Against a backdrop of dramatized identity narratives – and a Polish backdrop of hypocritical discussions on sexuality – the erotic bond and joyous sex proposed by EVA & ADELE provide a breath of fresh air. They also have political significance, in the sense that they defuse the audience’s excitement in the boundless right to judge other people – particularly those they situate outside the norm.

I am considering this as a writer and critic who deals with gender aspects of various narratives. The issue of exposing oneself to public scrutiny, constantly developing the reactiveness of being someone who speaks up, often demands that one dress in camouflage. Of course, one can try to win the battle for the right to speak, using tools offered by the media. In addition, it is as I said earlier – even gray will not protect you from society. The suspicion that we are having sex strips us of respect. Strangely, this is still the case.
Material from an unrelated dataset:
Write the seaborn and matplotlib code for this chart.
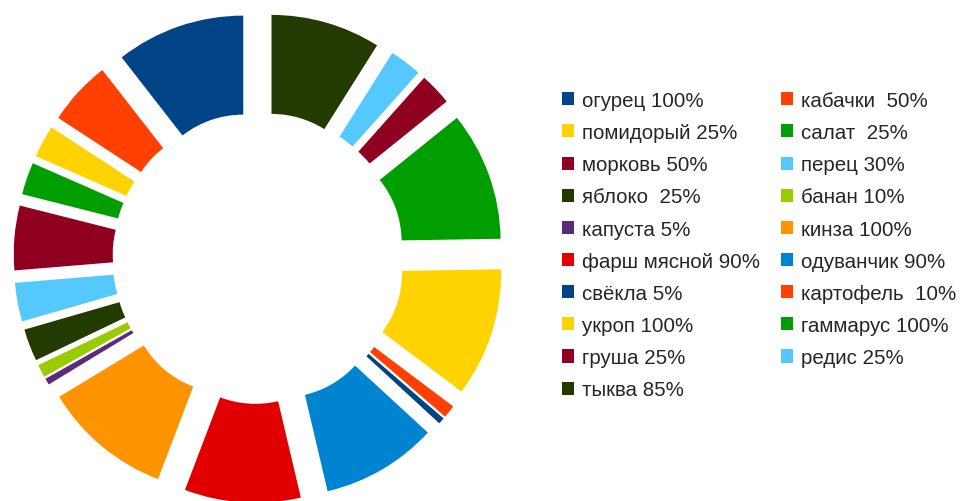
import matplotlib
matplotlib.use("Agg")
import matplotlib.pyplot as plt
import seaborn as sns

# slices, in drawing order (counter-clockwise from 12 o'clock)
labels = [
    "огурец 100%", "кабачки  50%", "помидорый 25%", "салат  25%",
    "морковь 50%", "перец 30%", "яблоко  25%", "банан 10%",
    "капуста 5%", "кинза 100%", "фарш мясной 90%", "одуванчик 90%",
    "свёкла 5%", "картофель  10%", "укроп 100%", "гаммарус 100%",
    "груша 25%", "редис 25%", "тыква 85%",
]
values = [100, 50, 25, 25, 50, 30, 25, 10, 5, 100, 90, 90, 5, 10, 100, 100, 25, 25, 85]
colors = [
    "#004488", "#ff4000", "#ffd300", "#009e00", "#900020", "#55c8ff",
    "#233a00", "#99cc00", "#5b2a7f", "#ff9300", "#e00000", "#0083d0",
    "#004488", "#ff4000", "#ffd300", "#009e00", "#900020", "#55c8ff",
    "#233a00",
]

sns.set_style("white")
plt.rcParams["font.family"] = ["Liberation Sans", "DejaVu Sans"]

W, H = 961, 502
fig = plt.figure(figsize=(W / 100, H / 100), dpi=100)
ax = fig.add_axes([0, 0, 1, 1])

wedges, _ = ax.pie(
    values,
    colors=colors,
    startangle=90,
    counterclock=True,
    explode=[0.237] * len(values),
    wedgeprops=dict(width=0.5, linewidth=0),
)

# pixel geometry: pie centre at (258.5, 259) px, radius 198 px
scale = 198.0
cx, cy = 258.5, 259.0
ax.set_xlim(-cx / scale, (W - cx) / scale)
ax.set_ylim(-(H - cy) / scale, cy / scale)
ax.set_aspect("equal")
ax.axis("off")

# legend is row-major in two columns -> reorder for matplotlib's column fill
order = list(range(0, len(labels), 2)) + list(range(1, len(labels), 2))
ax.legend(
    [wedges[i] for i in order],
    [labels[i] for i in order],
    ncol=2,
    loc="upper left",
    bbox_to_anchor=(562 / W, 1 - 92 / H),
    bbox_transform=fig.transFigure,
    frameon=False,
    fontsize=14.8,
    handlelength=0.6,
    handleheight=0.6,
    handletextpad=0.36,
    labelspacing=0.64,
    columnspacing=1.04,
    borderpad=0,
    borderaxespad=0,
)

fig.savefig("out.png", dpi=100)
EVA & ADELE therefore tell me a great deal about my own self-apprehension as a woman/writer/teacher/academic critic. I cringe before putting on a pink mini skirt, and in high-heel shoes I might take a spill in the gallery. I do not make public shows of affection. I am only harsh in my articles. Otherwise, I speak loudly and forcefully. Of that much I am capable. Leaving behind the female role at the scene of my writing and public appearances. With a costume to mask me, of course. I leave desire and temptation to the private sphere.

For twenty years, EVA & ADELE have been working on behalf of women and men dressed in gray clothes, artists of both sexes, all audiences. We put objects from the past in the museums, and the present will some day end up there as well – though more likely in multivisualizations than in showcases. The utopian future, in which gender and norms lose their significance, will no doubt take some time to arrive. While we wait, let’s enjoy the pink and remember that pink is political. In the museum, of course – for in the world at large, this is not always so.